A 20-year-old Minneapolis man was sentenced to three years in prison Tuesday in connection with a Richfield school shooting last winter that killed a 15-year-old boy and injured another student.

Alfredo Rosario Solis, 20, was convicted of second-degree assault last month for the shooting that killed Jahmari Kei'Fee Rice outside South Education Center Academy on the afternoon of Feb. 1, 2022. A jury found him not guilty on five of the six felony counts he faced, including second-degree murder, attempted murder and first-degree assault. An accomplice, Fernando Valdez-Alvarez, will be on trial for murder in February.

Solis appeared before Hennepin County District Judge Paul Scoggin on Tuesday morning.

"Mr. Solis, you are a very lucky man," Scoggin said to a nearly empty courtroom aside from media and attorneys. "I suggest that you take that luck and run with it for the rest of your life."

His sentence was the mandatory minimum and restricts him from ever possessing a firearm. He has credit for already serving 11 months, said his attorney, Matthew Jaimet.

"My client admitted to his very limited involvement in this and just wants to put it behind him," Jaimet said.

On Dec. 7, when a jury came back with the verdicts after a weeklong trial, Solis had an intense confrontation with Rice's father, Cortez Rice, before sheriff deputies escorted him out of the courtroom.

Cortez Rice was in disbelief over the acquittal, calling it "absurd." He said that prosecutors had all the evidence to convict Solis.

But one juror, who asked to be identified only as Michelle, a 50-year-old paralegal from Dayton, told the Star Tribune that the evidence and testimony wasn't there to convict Solis.

"It's known that [Valdez-Alvarez] was the shooter of the fatal shot. We [jurors] all know that," she said, adding that two witnesses identified him as the shooter.

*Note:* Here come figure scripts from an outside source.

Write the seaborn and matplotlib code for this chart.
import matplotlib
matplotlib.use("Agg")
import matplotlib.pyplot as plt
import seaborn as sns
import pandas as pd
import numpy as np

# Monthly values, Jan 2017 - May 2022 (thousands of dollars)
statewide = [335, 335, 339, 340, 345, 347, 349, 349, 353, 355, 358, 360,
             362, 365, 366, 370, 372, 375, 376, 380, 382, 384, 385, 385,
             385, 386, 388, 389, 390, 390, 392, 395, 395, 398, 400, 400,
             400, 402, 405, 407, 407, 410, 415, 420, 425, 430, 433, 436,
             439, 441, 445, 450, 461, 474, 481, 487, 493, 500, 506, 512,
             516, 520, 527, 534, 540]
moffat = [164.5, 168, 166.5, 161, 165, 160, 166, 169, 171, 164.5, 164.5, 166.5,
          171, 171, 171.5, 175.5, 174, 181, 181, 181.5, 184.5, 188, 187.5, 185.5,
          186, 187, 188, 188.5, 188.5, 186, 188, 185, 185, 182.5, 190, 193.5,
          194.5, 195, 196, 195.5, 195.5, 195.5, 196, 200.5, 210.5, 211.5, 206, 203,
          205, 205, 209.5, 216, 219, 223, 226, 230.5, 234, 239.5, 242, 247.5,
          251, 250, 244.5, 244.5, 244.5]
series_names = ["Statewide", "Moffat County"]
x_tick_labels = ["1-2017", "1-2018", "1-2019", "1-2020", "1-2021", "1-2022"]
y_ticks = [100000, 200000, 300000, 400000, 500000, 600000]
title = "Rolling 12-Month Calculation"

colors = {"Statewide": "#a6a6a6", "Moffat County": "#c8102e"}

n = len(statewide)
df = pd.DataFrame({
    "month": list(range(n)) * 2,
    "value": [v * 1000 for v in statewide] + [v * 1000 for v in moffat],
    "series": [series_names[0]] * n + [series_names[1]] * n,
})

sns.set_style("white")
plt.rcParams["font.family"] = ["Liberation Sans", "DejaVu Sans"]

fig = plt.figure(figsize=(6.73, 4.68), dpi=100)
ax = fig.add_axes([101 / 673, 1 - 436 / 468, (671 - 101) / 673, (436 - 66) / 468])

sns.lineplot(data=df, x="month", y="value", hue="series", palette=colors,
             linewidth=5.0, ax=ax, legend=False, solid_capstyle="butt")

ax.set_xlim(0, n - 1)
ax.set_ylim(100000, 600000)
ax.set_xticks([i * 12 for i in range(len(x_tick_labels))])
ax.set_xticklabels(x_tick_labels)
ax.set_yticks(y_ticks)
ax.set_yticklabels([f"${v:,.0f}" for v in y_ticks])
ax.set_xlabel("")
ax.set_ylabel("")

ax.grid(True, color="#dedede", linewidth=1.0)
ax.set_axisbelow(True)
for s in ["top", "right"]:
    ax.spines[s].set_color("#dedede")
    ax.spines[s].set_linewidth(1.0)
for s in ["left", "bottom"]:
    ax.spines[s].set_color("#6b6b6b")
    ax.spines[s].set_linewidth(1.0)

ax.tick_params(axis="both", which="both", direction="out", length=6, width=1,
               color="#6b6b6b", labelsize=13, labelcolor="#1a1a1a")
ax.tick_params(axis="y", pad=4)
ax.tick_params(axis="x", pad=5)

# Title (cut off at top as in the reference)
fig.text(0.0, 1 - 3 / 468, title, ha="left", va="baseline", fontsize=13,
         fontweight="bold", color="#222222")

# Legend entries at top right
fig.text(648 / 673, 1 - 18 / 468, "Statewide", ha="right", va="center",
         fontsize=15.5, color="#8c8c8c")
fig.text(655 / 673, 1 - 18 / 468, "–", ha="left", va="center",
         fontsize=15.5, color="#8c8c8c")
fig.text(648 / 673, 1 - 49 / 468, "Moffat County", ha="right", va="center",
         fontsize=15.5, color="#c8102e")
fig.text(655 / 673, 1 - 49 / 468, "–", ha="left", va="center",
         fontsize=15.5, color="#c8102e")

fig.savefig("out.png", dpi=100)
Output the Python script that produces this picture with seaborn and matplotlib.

Solis took the stand and admitted that he fired the gun up in the air as "warning shots," she said. And while he also admitted the murder weapon was his, it's unknown which suspect brought the gun to school.

"Did [Solis] do wrong? Absolutely. In my opinion, three years isn't enough," the juror said.

But as a paralegal and a mother with children who have been in the criminal justice system, she said the acquittal was not taken lightly.

"If I would've based my verdict on emotion, I would've found [Solis] guilty," she said. "The biggest thing I want that family to know is how hard that was, and it still haunts me. … I wanted so badly for them to have justice."

Police found a 9mm Glock 45 handgun in Solis' bedroom when the suspects were arrested at separate locations several hours after the gunfire killed Rice and hit another student, age 17, who was taken to HCMC by ambulance in critical condition.

Richfield police said a disagreement among students led to the shooting. The suspects and victims all attended South Education Center Academy and were acquaintances.